Wednesday, 20 May 2015

Ramadi: The Devil's Game

Ramadi: The Devil's Game
Tue May 19, 2015 8:29
TEHRAN (FNA)- The inability of some politicians and tribal leaders to understand how far gone Iraq is, pictures today’s terrible reality in the fallen city of Ramadi.
One political party is determined to fight the terrorist group of ISIL, while others have chosen the path of indifference, corruption, destruction, lawlessness and de facto partition, unable to solve the Rubik's Cube of Iraq's sectarian and ethnic political puzzle.

After the successful liberation of Tikrit, the army and volunteer Sunni-Shia forces were expected to liberate the rest of the country. But after two months or so the country is still stuck in the quagmire of political uncertainty and sectarian rivalry, with its various parties - Shia, Sunni and Kurd - unable to fight under one banner. And this has only helped ISIL’s genocidal militants to consolidate further grip on the country.

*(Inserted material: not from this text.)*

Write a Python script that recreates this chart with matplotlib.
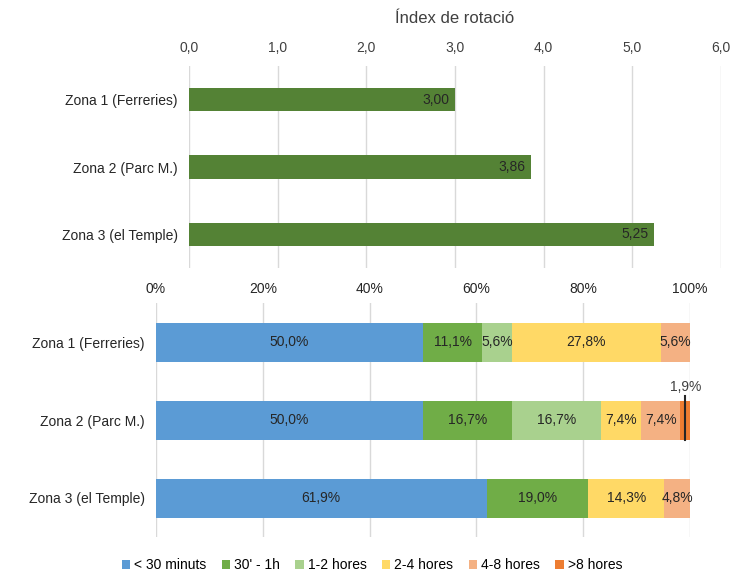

Iraq is succumbing to centrifugal pressures as some radical Sunni politicians identify with sectarian and ethnic affiliations in this never-ending Devil's Game. The fall of Tikrit posed a great danger to the US army generals, Saudi Wahhabis and Qatari Oligarchs. So they came up with a phony campaign – Shia threat and dominance - to engineer sectarian friction and wrangling, and they succeeded. As a consequence, Ramadi, the capital of Iraq’s largest province, has fallen and politicians have no one to blame but themselves.

To understand what Iraq will look like, they only need to recall the civil war in Lebanon from 1975 to 1990. That war dragged on for fifteen years, during which the capital was split down the middle and its suburbs and nearby cities were turned into war zones, ethnically cleansed and fortified, where Christians, Sunnis, Shias, Druze and Palestinians each maintained their own armed enclaves, battling over the carcass of Beirut.

That is precisely what the war in Iraq is beginning to look like today. Some Sunni-majority towns like Ramadi are fast being transformed into a carcass to be fought over. The chaos of the present moment will certainly get worse unless all political groups and tribal units abandon their silly differences, swallow their pride, fight under the Iraqi banner AND under the command and control of the official security forces.

They all have a duty to help the government stop the terror group's advance. They must realize that the recurrent break-ups pose an existential threat to their own lives and communities, not to mention their own political future.

Despite the turn of events and military debacle, it’s never too late to retake control of the western city. Sunni politicians and tribal leaders have no other option but to stop throwing temper tantrums, paper over their differences and join with the army and security forces - before more heads start rolling on the streets of Ramadi.